§ SUPPLIED DATA:
::::::

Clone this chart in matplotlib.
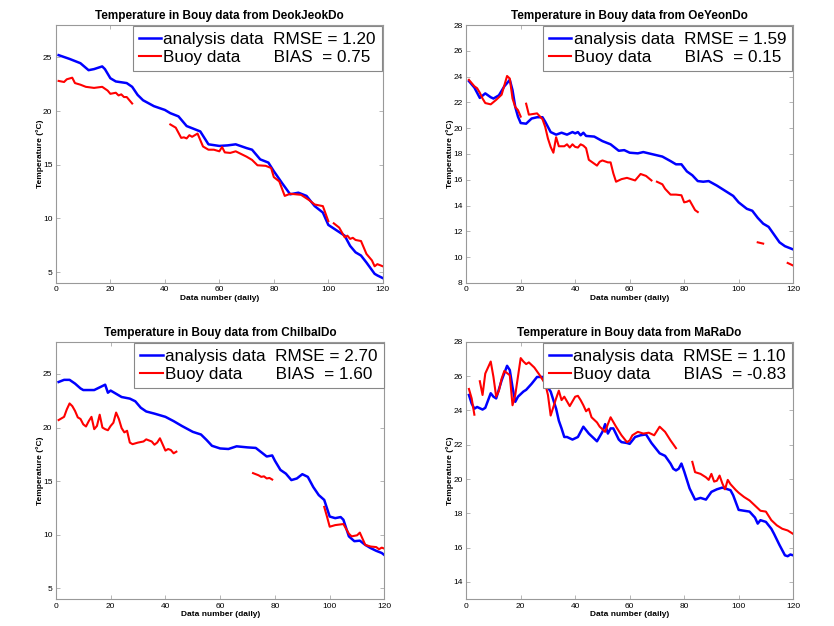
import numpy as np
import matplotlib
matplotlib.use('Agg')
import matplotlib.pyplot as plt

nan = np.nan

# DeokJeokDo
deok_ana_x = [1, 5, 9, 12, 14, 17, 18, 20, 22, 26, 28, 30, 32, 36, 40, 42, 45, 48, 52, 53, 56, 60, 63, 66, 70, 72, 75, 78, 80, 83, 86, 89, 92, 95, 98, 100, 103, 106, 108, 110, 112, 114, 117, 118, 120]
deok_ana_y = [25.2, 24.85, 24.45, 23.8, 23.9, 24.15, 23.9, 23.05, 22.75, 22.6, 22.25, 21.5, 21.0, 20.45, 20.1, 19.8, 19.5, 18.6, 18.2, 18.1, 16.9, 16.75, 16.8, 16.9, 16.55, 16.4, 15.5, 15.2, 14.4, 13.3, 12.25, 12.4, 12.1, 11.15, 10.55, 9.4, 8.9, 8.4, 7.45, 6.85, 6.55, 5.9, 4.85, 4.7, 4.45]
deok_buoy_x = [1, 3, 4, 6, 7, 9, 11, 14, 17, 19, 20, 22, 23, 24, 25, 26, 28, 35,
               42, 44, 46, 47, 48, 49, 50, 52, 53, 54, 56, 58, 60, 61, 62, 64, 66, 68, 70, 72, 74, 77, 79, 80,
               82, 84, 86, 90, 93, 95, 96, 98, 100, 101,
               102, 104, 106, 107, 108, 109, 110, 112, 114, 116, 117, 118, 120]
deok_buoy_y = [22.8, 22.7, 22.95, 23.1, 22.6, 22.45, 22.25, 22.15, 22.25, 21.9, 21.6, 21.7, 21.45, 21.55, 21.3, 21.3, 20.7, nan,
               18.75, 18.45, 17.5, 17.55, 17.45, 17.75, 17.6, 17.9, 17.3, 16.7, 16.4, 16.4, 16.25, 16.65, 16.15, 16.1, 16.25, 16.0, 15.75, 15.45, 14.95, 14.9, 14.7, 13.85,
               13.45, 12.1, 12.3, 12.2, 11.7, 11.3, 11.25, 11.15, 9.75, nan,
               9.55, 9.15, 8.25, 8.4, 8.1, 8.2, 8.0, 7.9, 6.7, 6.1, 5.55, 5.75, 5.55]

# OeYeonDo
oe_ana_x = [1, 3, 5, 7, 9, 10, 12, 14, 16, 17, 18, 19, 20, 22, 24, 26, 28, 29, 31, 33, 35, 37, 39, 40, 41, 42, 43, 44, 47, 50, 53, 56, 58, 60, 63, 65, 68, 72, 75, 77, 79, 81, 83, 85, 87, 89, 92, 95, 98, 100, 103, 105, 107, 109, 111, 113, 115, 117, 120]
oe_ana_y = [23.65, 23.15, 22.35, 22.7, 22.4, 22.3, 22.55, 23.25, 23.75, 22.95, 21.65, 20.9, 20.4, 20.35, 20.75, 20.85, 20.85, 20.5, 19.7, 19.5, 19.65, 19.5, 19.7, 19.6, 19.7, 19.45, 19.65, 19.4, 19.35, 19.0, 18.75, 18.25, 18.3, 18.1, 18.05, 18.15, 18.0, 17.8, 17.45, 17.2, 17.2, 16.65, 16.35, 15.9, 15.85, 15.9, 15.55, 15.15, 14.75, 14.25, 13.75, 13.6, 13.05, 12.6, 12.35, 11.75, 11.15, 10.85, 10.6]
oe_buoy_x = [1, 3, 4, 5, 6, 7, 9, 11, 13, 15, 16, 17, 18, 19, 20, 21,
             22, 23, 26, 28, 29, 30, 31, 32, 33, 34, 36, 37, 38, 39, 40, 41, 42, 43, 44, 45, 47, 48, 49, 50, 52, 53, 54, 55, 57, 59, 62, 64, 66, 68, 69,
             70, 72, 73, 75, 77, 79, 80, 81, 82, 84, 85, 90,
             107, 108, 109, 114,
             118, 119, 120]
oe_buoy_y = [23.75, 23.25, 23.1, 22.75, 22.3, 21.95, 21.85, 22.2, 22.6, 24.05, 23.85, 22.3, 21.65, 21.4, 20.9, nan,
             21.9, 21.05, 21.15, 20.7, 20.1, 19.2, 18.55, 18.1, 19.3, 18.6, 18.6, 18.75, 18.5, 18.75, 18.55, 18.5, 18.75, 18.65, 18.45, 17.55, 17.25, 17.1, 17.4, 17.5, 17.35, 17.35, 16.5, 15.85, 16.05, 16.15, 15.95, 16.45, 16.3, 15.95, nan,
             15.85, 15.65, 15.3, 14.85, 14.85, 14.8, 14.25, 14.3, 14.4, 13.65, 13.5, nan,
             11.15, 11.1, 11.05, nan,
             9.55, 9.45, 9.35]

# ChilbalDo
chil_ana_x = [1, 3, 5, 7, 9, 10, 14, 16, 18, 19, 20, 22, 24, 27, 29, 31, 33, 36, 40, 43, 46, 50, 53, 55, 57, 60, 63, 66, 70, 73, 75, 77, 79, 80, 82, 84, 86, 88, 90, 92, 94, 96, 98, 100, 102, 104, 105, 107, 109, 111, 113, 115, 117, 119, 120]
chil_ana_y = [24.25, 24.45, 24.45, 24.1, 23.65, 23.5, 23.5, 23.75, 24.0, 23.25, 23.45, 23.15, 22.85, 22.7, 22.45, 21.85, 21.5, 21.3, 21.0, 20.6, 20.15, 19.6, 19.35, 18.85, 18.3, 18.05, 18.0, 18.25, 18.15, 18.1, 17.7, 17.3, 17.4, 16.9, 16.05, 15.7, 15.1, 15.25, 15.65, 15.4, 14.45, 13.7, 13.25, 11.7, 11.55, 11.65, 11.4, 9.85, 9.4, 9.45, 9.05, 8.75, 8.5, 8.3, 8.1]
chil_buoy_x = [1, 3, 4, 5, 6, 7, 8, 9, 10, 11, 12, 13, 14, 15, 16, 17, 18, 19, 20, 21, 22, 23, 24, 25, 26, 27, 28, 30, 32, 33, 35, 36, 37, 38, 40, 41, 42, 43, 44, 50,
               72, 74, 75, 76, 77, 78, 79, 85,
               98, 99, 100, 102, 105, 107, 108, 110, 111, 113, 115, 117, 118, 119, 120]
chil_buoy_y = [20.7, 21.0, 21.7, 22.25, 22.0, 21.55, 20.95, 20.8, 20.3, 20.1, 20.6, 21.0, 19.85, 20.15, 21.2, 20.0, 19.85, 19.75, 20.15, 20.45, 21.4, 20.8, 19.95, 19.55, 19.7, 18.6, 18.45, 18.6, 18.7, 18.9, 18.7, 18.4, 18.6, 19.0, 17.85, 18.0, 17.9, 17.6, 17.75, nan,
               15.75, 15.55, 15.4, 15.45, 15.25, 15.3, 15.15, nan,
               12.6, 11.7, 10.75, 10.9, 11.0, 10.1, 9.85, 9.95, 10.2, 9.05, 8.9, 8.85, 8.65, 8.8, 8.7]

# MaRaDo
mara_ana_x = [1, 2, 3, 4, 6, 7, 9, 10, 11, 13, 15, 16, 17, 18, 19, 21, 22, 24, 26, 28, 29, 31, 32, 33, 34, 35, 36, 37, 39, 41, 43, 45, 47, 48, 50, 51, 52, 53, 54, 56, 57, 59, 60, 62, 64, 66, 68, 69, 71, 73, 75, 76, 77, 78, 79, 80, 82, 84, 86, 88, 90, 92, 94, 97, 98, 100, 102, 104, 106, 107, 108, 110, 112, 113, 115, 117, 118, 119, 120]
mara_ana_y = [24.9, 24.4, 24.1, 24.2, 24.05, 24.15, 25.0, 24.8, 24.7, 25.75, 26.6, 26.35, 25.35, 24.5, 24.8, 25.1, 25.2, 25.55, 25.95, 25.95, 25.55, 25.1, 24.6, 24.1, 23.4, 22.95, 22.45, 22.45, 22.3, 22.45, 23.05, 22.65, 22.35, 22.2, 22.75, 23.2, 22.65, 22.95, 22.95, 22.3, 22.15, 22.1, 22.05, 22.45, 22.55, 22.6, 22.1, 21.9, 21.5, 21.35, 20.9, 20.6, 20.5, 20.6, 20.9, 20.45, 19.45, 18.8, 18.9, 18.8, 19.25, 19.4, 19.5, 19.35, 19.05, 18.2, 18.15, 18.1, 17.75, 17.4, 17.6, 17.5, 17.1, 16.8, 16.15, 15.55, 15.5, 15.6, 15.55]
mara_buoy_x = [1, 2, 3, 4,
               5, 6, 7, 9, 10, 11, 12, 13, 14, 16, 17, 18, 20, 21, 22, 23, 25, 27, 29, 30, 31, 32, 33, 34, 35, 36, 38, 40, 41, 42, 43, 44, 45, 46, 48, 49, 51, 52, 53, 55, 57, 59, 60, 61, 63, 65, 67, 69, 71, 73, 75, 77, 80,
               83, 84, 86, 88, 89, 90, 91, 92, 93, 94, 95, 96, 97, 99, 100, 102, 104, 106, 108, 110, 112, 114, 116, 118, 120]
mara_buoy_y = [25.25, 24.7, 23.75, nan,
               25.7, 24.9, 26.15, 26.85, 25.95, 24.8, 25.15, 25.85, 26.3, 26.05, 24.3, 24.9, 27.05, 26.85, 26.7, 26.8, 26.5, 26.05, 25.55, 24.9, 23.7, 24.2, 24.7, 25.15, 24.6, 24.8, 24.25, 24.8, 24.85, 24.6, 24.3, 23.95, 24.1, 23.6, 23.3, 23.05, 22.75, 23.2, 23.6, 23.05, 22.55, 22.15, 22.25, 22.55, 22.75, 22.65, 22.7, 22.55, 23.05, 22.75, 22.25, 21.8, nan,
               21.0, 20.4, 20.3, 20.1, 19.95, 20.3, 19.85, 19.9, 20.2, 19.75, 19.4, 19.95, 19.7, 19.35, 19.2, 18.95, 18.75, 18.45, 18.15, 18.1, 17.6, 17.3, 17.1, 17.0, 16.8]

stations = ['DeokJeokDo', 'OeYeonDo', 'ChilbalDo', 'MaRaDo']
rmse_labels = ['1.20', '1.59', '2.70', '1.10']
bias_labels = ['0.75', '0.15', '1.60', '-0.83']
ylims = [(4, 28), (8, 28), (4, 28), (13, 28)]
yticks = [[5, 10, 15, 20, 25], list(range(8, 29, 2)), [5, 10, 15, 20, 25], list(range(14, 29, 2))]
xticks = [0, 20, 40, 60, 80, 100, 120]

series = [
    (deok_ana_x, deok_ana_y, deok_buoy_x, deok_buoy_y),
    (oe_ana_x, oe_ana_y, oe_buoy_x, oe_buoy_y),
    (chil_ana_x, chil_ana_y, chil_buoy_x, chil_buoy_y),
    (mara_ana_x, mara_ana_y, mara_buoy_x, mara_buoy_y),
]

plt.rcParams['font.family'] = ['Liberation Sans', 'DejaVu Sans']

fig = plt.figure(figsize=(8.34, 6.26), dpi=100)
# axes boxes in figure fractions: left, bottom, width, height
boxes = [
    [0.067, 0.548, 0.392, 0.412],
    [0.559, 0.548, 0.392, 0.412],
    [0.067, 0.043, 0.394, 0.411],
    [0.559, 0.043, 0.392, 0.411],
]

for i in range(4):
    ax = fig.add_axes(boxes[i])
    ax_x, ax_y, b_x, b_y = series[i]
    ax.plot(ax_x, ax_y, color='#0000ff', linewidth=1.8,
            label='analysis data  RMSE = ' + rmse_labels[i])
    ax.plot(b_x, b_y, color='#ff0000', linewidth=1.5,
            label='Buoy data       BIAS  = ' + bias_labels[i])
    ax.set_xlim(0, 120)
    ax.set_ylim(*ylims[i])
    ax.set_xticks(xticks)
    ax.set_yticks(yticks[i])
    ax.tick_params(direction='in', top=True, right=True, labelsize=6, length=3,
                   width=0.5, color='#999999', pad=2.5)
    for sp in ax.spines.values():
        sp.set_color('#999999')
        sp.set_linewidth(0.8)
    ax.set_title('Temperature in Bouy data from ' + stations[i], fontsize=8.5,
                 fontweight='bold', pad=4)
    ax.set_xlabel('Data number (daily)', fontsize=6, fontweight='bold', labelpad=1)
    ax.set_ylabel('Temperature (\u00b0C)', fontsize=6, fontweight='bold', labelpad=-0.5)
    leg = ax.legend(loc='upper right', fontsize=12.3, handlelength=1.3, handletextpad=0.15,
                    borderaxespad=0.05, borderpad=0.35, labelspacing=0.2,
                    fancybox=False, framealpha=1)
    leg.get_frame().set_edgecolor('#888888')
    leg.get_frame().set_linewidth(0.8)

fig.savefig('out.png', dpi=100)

::::::

Repeat only the lines between the start of the data and the line with "nan = np.nan", including those two lines, and skip the pictures.

Clone this chart in matplotlib.
import numpy as np
import matplotlib
matplotlib.use('Agg')
import matplotlib.pyplot as plt

nan = np.nan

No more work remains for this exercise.